After reading through the 19 verses you may be thinking, “THIS IS DEPRESSING!” Yes, so does many within churches how people feel in the present circumstance.

  • In their life, feel as every day is wasting away, and God has forgotten (v. 3)
  • In their marriage, feel as living in darkness and no way out; trapped for a lifetime (v. 7).
  • In their church, feel as they cannot pray as anxiety overwhelms and clouds the thoughts (v. 8),
  • In their job, feel as being fired and lose the job by living on the edge (v. 12).
  • In their friendship, feel as they’re simply a joke and being taunted (v. 14).
  • In their family, they feel as want to cower away and hide from society (v. 16).
  • In their relationships, be desolate and abandoned in the difficulty of communicating (v. 17).
  • In their old age, feel as the endurance has ended and only seems to be hopeless (v. 18).

On top of that, the worldwide crisis of diseases. These snipers are circling the souls that make us feel as there is no hope whatsoever. Within moments of notice, we can get a message from on the Worldwide News with a national alert, “Outbreak” an imminent alert, everyone is worried and panicked!

Indeed, the situation feels as though God is not good nor near the situation.

But the Lamentation doesn’t end there. The author remembers!

 

The Steadfastness of God and His Faithfulness

“But this I call to mind” (v. 21) could be translated as “returns” by remembering. As a result? “and therefore, I have HOPE”

What does he remember?

The steadfast love of the LORD never ceases;
His mercies never come to an end;
They are new every morning;
Great is Your faithfulness. (vv. 22-23).

As believers, it is not wise to interpret God based on circumstance. Christians must continually remember (return) to Who God is and His wonderful deeds of the past. Christians can have hope in the Lord even though things are not turning around the way they have originally hoped for.

That is the reason even the Psalmist can say similarly,

“I was envious the arrogant when I saw the prosperity of the wicked” (Ps 73:3),
“Until I went into the sanctuary of God!” (Ps 73:17).

When there is a turn, Christians can remember and there is true lasting hope.

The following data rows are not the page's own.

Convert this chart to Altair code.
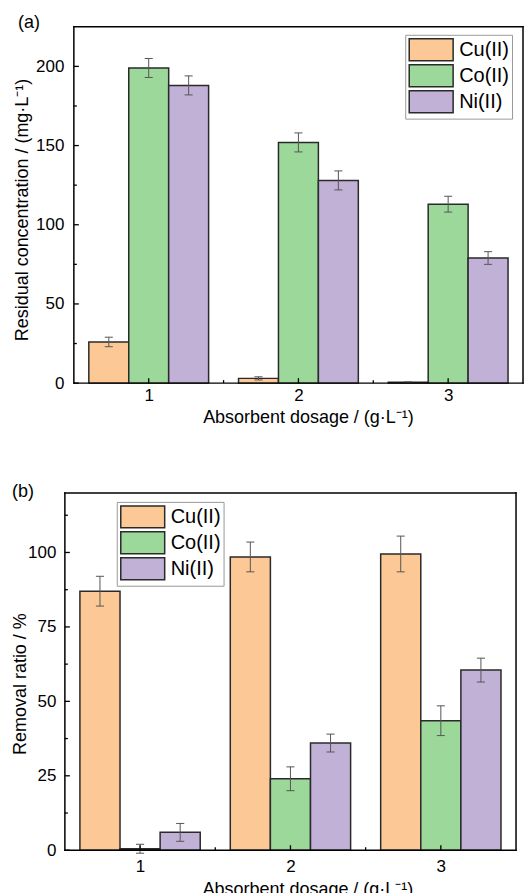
import altair as alt
import pandas as pd

# ---------------- data ----------------
dosage = [1, 2, 3]
metals = ["Cu(II)", "Co(II)", "Ni(II)"]
colors = ["#FCC996", "#9DD89B", "#C1B1D6"]
panel_tags = ["(a)", "(b)"]

# (a) residual concentration, mg/L
res_cu = [26, 3, 0.5]
res_cu_err = [3, 1, 0.3]
res_co = [199, 152, 113]
res_co_err = [6, 6, 5]
res_ni = [188, 128, 79]
res_ni_err = [6, 6, 4]

# (b) removal ratio, %
rem_cu = [87, 98.5, 99.5]
rem_cu_err = [5, 5, 6]
rem_co = [0.5, 24, 43.5]
rem_co_err = [1.5, 4, 5]
rem_ni = [6, 36, 60.5]
rem_ni_err = [3, 3, 4]

res_major = [0, 50, 100, 150, 200]
res_minor = [25, 75, 125, 175]
rem_major = [0, 25, 50, 75, 100]
rem_minor = [12.5, 37.5, 62.5, 87.5, 112.5]
x_major = [1, 2, 3]
x_minor = [1.5, 2.5]
x_frame = [0.5, 3.5]

x_title = "Absorbent dosage / (g·L⁻¹)"
ya_title = "Residual concentration / (mg·L⁻¹)"
yb_title = "Removal ratio / %"

BW = 0.2667     # bar width in x units
CAP = 0.027     # half cap width in x units
FONT = "Liberation Sans"


def panel(vals, errs, ymax, ymajor, yminor, ytitle, tag, W, H, xlo, o):
    rows = []
    for k, m in enumerate(metals):
        for i, d in enumerate(dosage):
            rows.append(dict(dosage=d, k=k, metal=m, value=vals[k][i], err=errs[k][i]))
    df = pd.DataFrame(rows)
    xs = alt.Scale(domain=[xlo, x_frame[1]], nice=False, zero=False)
    ys = alt.Scale(domain=[0, ymax], nice=False, zero=False)
    xppu = W / (x_frame[1] - xlo)       # px per x unit
    yppu = H / ymax                     # px per y unit

    xaxis = alt.Axis(
        values=x_major, format="d", ticks=False, domain=False, grid=False,
        labelFontSize=17, labelPadding=o["xlp"], labelColor="black",
        title=x_title, titleFontSize=18, titleFontWeight="normal", titleColor="black",
        titlePadding=o["xtp"], titleX=o["xtx"])
    yaxis = alt.Axis(
        values=ymajor, ticks=False, domain=False, grid=False,
        labelFontSize=17, labelPadding=o["ylp"], labelColor="black",
        title=ytitle, titleFontSize=18, titleFontWeight="normal", titleColor="black",
        titlePadding=o["ytp"], titleY=o["yty"])

    X = lambda f: alt.X(f, scale=xs, axis=xaxis, title=x_title)
    Y = lambda f: alt.Y(f, scale=ys, axis=yaxis, title=ytitle)

    base = alt.Chart(df).transform_calculate(
        xc=f"datum.dosage + (datum.k - 1) * {BW}",
    ).transform_calculate(
        x0=f"datum.xc - {BW / 2}",
        x1=f"datum.xc + {BW / 2}",
        c0=f"datum.xc - {CAP}",
        c1=f"datum.xc + {CAP}",
        lo="datum.value - datum.err",
        hi="datum.value + datum.err",
        zero="0",
    )

    bars = base.mark_rect(stroke="#2a2a2a", strokeWidth=1.5).encode(
        x=X("x0:Q"), x2="x1:Q",
        y=Y("value:Q"), y2="zero:Q",
        color=alt.Color("metal:N", scale=alt.Scale(domain=metals, range=colors),
                        legend=alt.Legend(
                            title=None, orient="none", legendX=o["lx"], legendY=o["ly"],
                            symbolType="M-2,-1H2V1H-2Z", symbolSize=484,
                            symbolStrokeColor="#2a2a2a", symbolStrokeWidth=1.5,
                            symbolOpacity=1, symbolOffset=11,
                            labelFontSize=20, labelColor="black", labelOffset=16,
                            rowPadding=-7, padding=3, strokeColor="#9a9a9a",
                            fillColor="white")),
    )

    err = base.mark_rule(color="#555555", strokeWidth=1).encode(
        x=X("xc:Q"), y=Y("lo:Q"), y2="hi:Q")
    cap_hi = base.mark_rule(color="#555555", strokeWidth=1).encode(
        x=X("c0:Q"), x2="c1:Q", y=Y("hi:Q"))
    cap_lo = base.mark_rule(color="#555555", strokeWidth=1).encode(
        x=X("c0:Q"), x2="c1:Q", y=Y("lo:Q"))

    def yticks(vals_, ln):
        return alt.Chart(pd.DataFrame({"v": vals_})).mark_rule(
            color="black", strokeWidth=1.3).encode(
            y=Y("v:Q"), x=alt.datum(x_frame[0]), x2=alt.datum(x_frame[0] + ln / xppu))

    def xticks(vals_, ln):
        return alt.Chart(pd.DataFrame({"v": vals_})).mark_rule(
            color="black", strokeWidth=1.3).encode(
            x=X("v:Q"), y=alt.datum(0), y2=alt.datum(ln / yppu))

    fdf = pd.DataFrame({"x": x_frame})
    frame_v = alt.Chart(fdf).mark_rule(color="black", strokeWidth=1.5, strokeCap="square").encode(
        x=X("x:Q"), y=alt.datum(0), y2=alt.datum(ymax))
    frame_h = alt.Chart(pd.DataFrame({"y": [0, ymax]})).mark_rule(
        color="black", strokeWidth=1.5, strokeCap="square").encode(
        y=Y("y:Q"), x=alt.datum(x_frame[0]), x2=alt.datum(x_frame[1]))

    label = alt.Chart(pd.DataFrame({"t": [tag]})).mark_text(
        align="left", baseline="middle", fontSize=18, color="black", font=FONT
    ).encode(text="t:N", x=alt.value(o["tx"]), y=alt.value(o["ty"]))

    return alt.layer(
        bars, err, cap_hi, cap_lo,
        yticks(ymajor, 5), yticks(yminor, 3), xticks(x_major, 5), xticks(x_minor, 3),
        frame_v, frame_h, label,
    ).properties(width=W, height=H)


# panel (a) plot spans 9 px more to the left than its frame (shared left origin)
pa = panel([res_cu, res_co, res_ni], [res_cu_err, res_co_err, res_ni_err],
           225, res_major, res_minor, ya_title, panel_tags[0], 459, 357, 0.44,
           dict(xlp=4, xtp=5, xtx=243.5, ylp=1, ytp=4, yty=183, lx=341, ly=8, tx=-47, ty=-4))
pb = panel([rem_cu, rem_co, rem_ni], [rem_cu_err, rem_co_err, rem_ni_err],
           120, rem_major, rem_minor, yb_title, panel_tags[1], 452, 358, 0.5,
           dict(xlp=8, xtp=6, xtx=243, ylp=9, ytp=-2, yty=191, lx=52, ly=9, tx=-53, ty=-1))

chart = alt.vconcat(pa, pb, spacing=57).resolve_scale(
    color="independent").resolve_legend(color="independent").configure(
    font=FONT, padding={"left": 11, "top": 13, "right": 2, "bottom": 0},
).configure_view(strokeWidth=0)

chart.save("out.html", embed_options={"renderer": "svg", "actions": False})
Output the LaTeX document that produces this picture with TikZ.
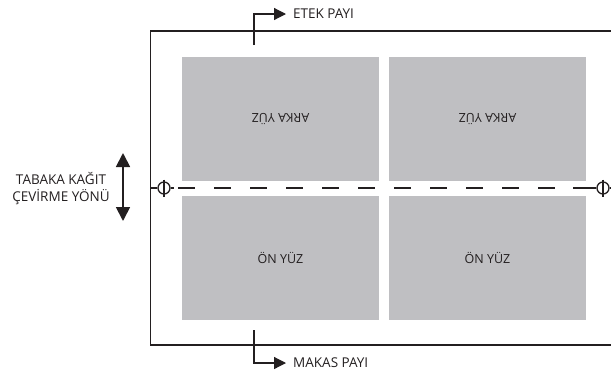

Amid Worldwide Criss to Have Deep Faith and Hope Through God’s Mercy

Maybe there is someone you know who needs to hear this or maybe you needed to hear this great reminder.

When people are often anxious, worried, fearful or depressed, they often have the wrong thinking of who God is. Sadly, people are often not thinking about God and God is not at all in the equation of the present circumstance.

Even though it is out of the depths of the utmost distress that we seek God, we always find him to be good to us.

You must not think because of the present circumstance is difficult, the LORD has forsaken you and somehow does not love you.

As the great Hymn Great is Thy Faithfulness puts it well in the chorus line,

Great is Thy faithfulness
Great is Thy faithfulness
Morning by morning new mercies I see
And all I have needed Thy hand hath provided
Great is Thy faithfulness
Lord unto me.

For hope is not defined by the absence of hardship. Rather, hope is found in God’s grace in hardship. Hope is found in his promise to give us a future.

God may not change whatever circumstance that you are going through right now, but He does give you perseverance to overcome by His glorious grace (Rom 5:3-4).